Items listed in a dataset
┌──

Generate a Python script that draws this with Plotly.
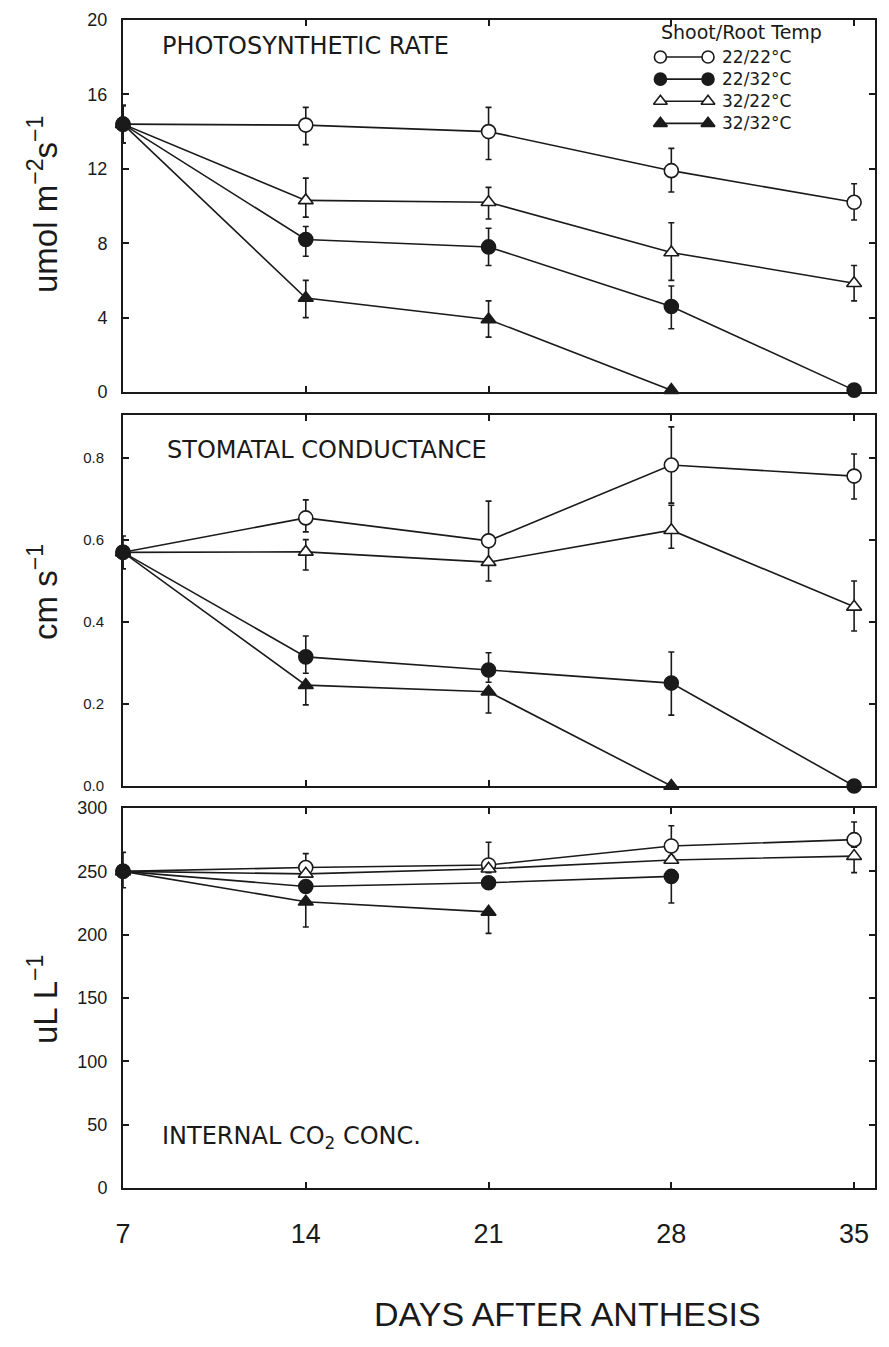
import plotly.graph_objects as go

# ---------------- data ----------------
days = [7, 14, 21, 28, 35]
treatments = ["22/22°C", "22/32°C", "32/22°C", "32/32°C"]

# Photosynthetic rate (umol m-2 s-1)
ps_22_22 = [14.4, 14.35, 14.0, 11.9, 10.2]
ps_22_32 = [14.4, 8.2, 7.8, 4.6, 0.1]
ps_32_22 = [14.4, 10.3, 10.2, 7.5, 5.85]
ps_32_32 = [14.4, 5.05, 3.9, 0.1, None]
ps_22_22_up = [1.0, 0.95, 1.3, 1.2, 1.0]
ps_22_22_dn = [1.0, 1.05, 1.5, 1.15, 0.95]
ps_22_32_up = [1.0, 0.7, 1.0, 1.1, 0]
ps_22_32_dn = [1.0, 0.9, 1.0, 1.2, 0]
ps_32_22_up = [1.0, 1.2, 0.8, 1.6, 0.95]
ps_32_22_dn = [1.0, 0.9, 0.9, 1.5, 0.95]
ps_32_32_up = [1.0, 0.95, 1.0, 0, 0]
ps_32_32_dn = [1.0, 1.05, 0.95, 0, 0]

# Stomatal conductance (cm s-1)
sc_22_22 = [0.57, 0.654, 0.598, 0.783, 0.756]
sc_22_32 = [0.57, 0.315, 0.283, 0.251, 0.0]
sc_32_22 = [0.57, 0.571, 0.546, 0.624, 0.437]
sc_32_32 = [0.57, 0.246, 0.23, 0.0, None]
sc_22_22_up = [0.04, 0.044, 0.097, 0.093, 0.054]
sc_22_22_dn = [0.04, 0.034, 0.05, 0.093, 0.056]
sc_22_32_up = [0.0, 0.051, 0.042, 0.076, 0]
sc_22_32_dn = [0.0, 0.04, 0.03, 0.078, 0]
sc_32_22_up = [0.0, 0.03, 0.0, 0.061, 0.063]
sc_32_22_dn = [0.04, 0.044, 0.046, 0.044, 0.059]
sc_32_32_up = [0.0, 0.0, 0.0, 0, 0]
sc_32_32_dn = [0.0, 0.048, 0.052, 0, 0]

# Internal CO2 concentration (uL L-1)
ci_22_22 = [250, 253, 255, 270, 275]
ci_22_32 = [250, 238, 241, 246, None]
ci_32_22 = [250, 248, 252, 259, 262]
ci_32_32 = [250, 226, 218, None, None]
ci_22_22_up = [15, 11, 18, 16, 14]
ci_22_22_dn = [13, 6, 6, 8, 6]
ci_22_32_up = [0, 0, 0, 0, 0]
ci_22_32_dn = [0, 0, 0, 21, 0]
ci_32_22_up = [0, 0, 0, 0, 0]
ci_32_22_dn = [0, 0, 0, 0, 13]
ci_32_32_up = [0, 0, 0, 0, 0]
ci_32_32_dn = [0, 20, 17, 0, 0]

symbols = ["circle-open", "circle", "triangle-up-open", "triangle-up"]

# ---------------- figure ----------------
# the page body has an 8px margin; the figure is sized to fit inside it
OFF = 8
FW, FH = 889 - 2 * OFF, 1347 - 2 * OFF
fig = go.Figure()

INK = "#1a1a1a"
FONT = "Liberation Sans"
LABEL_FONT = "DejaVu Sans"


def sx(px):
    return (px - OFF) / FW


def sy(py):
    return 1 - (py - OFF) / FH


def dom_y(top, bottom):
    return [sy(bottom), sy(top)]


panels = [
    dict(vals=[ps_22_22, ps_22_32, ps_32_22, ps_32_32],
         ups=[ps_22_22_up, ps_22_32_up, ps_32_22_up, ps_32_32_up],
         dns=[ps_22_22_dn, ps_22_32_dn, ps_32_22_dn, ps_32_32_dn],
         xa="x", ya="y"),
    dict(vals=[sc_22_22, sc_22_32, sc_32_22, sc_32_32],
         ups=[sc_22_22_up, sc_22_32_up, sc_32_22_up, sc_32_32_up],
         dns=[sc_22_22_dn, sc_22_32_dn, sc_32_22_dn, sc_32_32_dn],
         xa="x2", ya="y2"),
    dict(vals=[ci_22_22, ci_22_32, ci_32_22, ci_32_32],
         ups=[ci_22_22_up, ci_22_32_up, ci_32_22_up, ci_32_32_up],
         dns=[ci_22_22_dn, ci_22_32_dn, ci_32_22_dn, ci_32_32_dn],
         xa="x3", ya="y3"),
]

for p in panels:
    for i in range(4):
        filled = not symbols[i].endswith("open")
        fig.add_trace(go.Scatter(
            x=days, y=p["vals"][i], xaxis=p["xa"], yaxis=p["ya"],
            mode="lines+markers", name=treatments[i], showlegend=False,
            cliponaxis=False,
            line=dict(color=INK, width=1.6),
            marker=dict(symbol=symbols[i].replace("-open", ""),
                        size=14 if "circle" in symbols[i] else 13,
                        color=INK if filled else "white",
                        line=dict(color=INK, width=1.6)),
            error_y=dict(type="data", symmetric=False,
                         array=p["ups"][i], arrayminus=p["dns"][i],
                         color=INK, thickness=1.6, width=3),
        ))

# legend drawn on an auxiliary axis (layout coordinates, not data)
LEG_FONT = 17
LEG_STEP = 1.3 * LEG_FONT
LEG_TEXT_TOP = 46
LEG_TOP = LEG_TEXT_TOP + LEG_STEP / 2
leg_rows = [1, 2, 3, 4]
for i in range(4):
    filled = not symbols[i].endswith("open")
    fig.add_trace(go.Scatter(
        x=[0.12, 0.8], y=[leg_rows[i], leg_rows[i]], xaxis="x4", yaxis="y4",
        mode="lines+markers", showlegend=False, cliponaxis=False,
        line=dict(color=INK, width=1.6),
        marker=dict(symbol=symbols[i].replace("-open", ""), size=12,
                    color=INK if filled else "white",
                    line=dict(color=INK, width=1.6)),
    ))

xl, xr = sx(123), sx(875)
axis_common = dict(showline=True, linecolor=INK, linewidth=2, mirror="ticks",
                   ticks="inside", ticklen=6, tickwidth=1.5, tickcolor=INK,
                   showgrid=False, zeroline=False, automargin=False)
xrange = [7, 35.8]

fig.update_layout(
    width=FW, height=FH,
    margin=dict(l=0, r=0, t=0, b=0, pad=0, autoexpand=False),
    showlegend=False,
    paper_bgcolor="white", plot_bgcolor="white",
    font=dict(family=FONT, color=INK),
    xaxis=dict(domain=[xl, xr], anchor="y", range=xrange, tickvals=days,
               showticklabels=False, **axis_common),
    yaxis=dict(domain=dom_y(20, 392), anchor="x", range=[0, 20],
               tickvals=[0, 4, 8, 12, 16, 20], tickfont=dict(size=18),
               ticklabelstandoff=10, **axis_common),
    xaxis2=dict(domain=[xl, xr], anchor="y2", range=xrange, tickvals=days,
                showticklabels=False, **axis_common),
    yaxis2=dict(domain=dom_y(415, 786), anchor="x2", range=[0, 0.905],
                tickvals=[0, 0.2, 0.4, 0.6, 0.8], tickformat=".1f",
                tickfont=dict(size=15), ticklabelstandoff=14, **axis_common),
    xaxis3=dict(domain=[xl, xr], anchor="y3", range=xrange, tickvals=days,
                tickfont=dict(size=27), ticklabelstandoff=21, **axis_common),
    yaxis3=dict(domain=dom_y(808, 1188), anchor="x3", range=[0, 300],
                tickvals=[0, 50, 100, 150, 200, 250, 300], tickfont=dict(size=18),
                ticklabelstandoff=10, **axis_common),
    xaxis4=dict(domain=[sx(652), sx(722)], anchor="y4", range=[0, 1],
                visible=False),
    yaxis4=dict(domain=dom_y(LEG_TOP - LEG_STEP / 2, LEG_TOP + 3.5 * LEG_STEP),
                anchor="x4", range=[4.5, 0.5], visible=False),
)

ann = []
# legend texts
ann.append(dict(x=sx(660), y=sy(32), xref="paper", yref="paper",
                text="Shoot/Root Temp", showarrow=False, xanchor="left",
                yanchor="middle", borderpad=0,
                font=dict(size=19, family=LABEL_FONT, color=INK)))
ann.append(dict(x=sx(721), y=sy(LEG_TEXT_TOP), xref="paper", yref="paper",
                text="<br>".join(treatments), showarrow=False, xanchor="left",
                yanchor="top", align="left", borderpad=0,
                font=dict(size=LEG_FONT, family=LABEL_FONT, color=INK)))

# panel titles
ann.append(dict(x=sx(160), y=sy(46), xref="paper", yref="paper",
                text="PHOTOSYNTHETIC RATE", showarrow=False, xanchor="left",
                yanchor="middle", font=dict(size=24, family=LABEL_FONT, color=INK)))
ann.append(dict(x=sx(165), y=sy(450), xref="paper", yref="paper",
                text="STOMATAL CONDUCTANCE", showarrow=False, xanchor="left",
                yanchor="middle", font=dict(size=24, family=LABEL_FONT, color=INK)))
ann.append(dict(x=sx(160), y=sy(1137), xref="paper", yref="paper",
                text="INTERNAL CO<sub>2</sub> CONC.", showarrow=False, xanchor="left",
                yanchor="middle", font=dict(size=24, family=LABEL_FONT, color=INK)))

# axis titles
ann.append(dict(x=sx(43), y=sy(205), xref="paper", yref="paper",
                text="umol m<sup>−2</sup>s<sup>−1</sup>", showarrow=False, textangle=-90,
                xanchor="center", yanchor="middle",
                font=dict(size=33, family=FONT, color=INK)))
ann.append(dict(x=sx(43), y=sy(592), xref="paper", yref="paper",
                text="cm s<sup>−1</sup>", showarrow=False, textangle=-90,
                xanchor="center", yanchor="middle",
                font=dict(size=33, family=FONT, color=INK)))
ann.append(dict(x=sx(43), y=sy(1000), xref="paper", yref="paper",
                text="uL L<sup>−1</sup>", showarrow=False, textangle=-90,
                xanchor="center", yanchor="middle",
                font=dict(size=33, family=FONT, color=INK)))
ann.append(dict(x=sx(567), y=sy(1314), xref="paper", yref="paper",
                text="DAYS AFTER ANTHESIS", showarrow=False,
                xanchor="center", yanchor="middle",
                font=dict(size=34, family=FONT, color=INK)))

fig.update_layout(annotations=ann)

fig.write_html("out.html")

└──
┌──

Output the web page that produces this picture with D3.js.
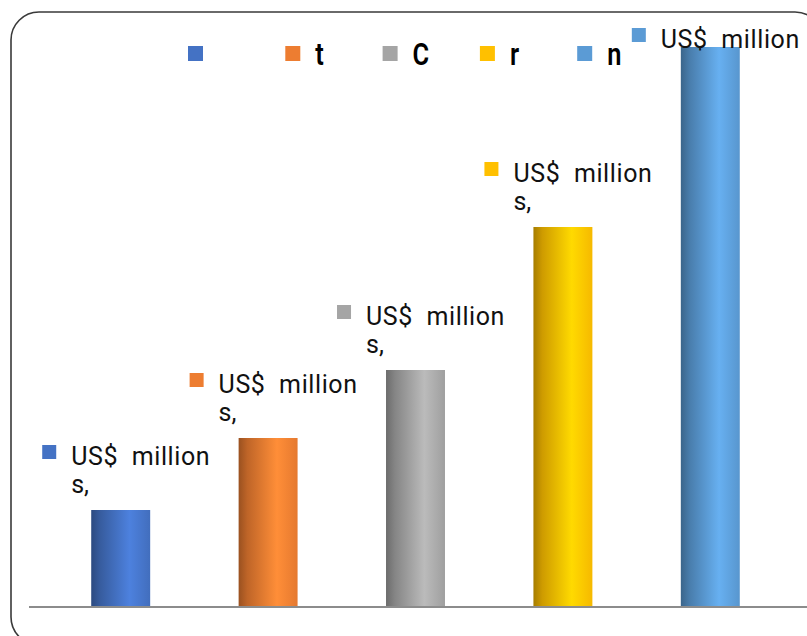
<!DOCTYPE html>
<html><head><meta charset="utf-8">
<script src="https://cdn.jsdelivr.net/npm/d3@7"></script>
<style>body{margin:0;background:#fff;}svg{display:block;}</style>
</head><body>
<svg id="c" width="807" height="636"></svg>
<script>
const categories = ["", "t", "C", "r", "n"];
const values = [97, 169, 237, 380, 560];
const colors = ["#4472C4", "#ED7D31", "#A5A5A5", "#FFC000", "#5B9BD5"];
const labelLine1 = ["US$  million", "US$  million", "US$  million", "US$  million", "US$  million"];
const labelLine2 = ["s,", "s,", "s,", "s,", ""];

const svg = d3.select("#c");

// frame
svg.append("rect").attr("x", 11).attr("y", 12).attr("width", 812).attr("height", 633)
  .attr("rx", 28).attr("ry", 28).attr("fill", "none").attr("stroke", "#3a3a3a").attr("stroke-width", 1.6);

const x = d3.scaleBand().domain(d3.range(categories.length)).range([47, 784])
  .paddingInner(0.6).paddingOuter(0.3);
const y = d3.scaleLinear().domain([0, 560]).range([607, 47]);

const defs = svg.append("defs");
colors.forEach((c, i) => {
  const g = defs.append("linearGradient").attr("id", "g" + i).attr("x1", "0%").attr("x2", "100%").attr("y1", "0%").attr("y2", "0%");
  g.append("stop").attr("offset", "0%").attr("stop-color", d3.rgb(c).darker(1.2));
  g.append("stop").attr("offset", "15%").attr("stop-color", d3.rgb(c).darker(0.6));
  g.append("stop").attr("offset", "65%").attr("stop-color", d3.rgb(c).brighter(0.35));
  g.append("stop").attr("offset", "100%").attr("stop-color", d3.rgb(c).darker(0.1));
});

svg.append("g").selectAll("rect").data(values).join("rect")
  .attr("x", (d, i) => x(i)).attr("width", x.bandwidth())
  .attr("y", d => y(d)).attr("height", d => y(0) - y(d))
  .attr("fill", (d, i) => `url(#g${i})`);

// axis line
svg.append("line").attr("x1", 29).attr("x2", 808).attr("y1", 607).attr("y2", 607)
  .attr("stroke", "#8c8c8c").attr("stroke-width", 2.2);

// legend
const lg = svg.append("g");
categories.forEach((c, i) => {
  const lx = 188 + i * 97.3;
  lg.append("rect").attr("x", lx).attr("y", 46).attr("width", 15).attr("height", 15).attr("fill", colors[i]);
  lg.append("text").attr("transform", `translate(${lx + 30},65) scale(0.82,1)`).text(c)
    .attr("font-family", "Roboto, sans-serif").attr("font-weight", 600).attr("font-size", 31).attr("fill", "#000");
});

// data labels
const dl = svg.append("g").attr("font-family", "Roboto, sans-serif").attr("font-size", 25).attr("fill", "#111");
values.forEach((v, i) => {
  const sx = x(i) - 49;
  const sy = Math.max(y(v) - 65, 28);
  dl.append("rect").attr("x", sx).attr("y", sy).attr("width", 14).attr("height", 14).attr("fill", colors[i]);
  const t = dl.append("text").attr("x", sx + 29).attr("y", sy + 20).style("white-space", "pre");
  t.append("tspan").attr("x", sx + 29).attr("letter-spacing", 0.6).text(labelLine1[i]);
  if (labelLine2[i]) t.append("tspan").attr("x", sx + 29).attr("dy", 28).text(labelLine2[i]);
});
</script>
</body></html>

└──
┌──

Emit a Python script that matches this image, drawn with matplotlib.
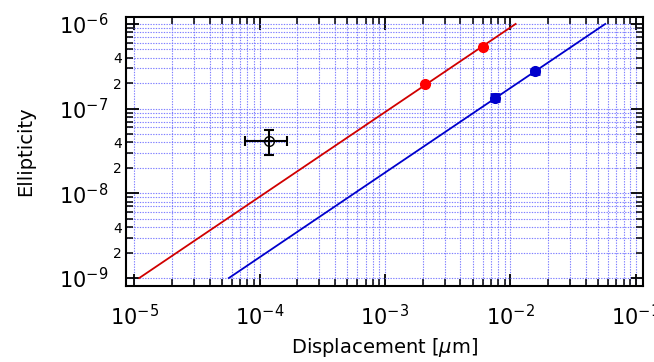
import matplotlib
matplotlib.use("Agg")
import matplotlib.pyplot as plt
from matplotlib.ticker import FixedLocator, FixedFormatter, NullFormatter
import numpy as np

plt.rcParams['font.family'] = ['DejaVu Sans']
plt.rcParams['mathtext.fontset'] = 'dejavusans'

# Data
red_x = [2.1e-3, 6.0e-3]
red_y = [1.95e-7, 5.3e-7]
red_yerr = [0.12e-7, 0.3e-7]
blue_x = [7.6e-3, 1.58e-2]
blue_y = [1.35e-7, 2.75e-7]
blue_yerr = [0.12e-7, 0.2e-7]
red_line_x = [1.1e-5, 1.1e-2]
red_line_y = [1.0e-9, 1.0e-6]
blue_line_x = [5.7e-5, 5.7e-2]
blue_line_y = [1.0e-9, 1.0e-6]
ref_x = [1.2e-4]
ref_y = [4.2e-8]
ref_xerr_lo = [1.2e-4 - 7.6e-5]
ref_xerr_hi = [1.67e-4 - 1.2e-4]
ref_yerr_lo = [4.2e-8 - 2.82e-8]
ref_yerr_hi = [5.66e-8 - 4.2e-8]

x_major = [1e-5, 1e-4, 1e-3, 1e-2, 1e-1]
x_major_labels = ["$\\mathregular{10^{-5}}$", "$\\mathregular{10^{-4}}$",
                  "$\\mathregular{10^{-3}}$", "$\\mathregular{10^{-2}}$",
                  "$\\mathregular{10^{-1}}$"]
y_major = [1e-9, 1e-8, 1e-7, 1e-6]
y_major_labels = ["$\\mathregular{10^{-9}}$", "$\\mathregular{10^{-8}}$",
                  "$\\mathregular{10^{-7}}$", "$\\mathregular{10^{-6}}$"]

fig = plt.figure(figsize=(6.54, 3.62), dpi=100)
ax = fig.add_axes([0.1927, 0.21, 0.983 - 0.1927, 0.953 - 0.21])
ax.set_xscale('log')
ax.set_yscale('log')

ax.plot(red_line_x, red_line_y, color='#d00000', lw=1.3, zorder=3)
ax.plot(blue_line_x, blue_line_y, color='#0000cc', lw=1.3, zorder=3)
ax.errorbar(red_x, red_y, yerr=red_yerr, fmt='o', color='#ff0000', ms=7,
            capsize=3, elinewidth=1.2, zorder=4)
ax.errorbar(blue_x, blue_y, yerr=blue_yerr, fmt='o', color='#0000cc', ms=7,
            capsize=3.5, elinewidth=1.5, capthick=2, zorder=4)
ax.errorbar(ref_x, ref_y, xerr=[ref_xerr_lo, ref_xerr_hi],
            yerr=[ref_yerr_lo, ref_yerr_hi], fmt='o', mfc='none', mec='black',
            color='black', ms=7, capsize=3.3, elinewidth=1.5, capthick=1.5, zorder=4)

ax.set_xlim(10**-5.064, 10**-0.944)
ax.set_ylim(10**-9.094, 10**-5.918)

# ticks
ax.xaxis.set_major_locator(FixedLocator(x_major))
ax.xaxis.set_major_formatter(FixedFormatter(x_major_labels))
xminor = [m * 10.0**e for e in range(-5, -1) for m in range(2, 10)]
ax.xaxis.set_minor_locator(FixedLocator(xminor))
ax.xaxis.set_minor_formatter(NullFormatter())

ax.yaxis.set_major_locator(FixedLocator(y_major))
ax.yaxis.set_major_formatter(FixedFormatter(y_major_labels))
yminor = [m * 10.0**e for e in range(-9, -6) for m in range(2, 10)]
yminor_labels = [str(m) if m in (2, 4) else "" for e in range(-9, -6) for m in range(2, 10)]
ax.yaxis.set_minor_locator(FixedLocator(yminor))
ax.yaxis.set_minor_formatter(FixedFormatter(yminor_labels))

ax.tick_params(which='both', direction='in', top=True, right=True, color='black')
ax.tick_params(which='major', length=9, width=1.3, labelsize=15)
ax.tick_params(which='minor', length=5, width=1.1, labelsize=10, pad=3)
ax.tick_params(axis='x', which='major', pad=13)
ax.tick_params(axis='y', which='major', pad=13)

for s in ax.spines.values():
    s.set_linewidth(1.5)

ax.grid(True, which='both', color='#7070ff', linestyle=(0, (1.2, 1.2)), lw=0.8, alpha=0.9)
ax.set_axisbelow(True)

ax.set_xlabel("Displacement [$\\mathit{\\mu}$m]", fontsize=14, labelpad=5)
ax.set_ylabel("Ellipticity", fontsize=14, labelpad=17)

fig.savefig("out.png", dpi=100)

└──

▸ **Work instructions**
Keep the pictures out, and extract only the lines that begin at the one containing "Emit a Python" and end at the one containing "ax.set_yscale('log')", inclusive.

▸ **Written reply**
Emit a Python script that matches this image, drawn with matplotlib.
import matplotlib
matplotlib.use("Agg")
import matplotlib.pyplot as plt
from matplotlib.ticker import FixedLocator, FixedFormatter, NullFormatter
import numpy as np

plt.rcParams['font.family'] = ['DejaVu Sans']
plt.rcParams['mathtext.fontset'] = 'dejavusans'

# Data
red_x = [2.1e-3, 6.0e-3]
red_y = [1.95e-7, 5.3e-7]
red_yerr = [0.12e-7, 0.3e-7]
blue_x = [7.6e-3, 1.58e-2]
blue_y = [1.35e-7, 2.75e-7]
blue_yerr = [0.12e-7, 0.2e-7]
red_line_x = [1.1e-5, 1.1e-2]
red_line_y = [1.0e-9, 1.0e-6]
blue_line_x = [5.7e-5, 5.7e-2]
blue_line_y = [1.0e-9, 1.0e-6]
ref_x = [1.2e-4]
ref_y = [4.2e-8]
ref_xerr_lo = [1.2e-4 - 7.6e-5]
ref_xerr_hi = [1.67e-4 - 1.2e-4]
ref_yerr_lo = [4.2e-8 - 2.82e-8]
ref_yerr_hi = [5.66e-8 - 4.2e-8]

x_major = [1e-5, 1e-4, 1e-3, 1e-2, 1e-1]
x_major_labels = ["$\\mathregular{10^{-5}}$", "$\\mathregular{10^{-4}}$",
                  "$\\mathregular{10^{-3}}$", "$\\mathregular{10^{-2}}$",
                  "$\\mathregular{10^{-1}}$"]
y_major = [1e-9, 1e-8, 1e-7, 1e-6]
y_major_labels = ["$\\mathregular{10^{-9}}$", "$\\mathregular{10^{-8}}$",
                  "$\\mathregular{10^{-7}}$", "$\\mathregular{10^{-6}}$"]

fig = plt.figure(figsize=(6.54, 3.62), dpi=100)
ax = fig.add_axes([0.1927, 0.21, 0.983 - 0.1927, 0.953 - 0.21])
ax.set_xscale('log')
ax.set_yscale('log')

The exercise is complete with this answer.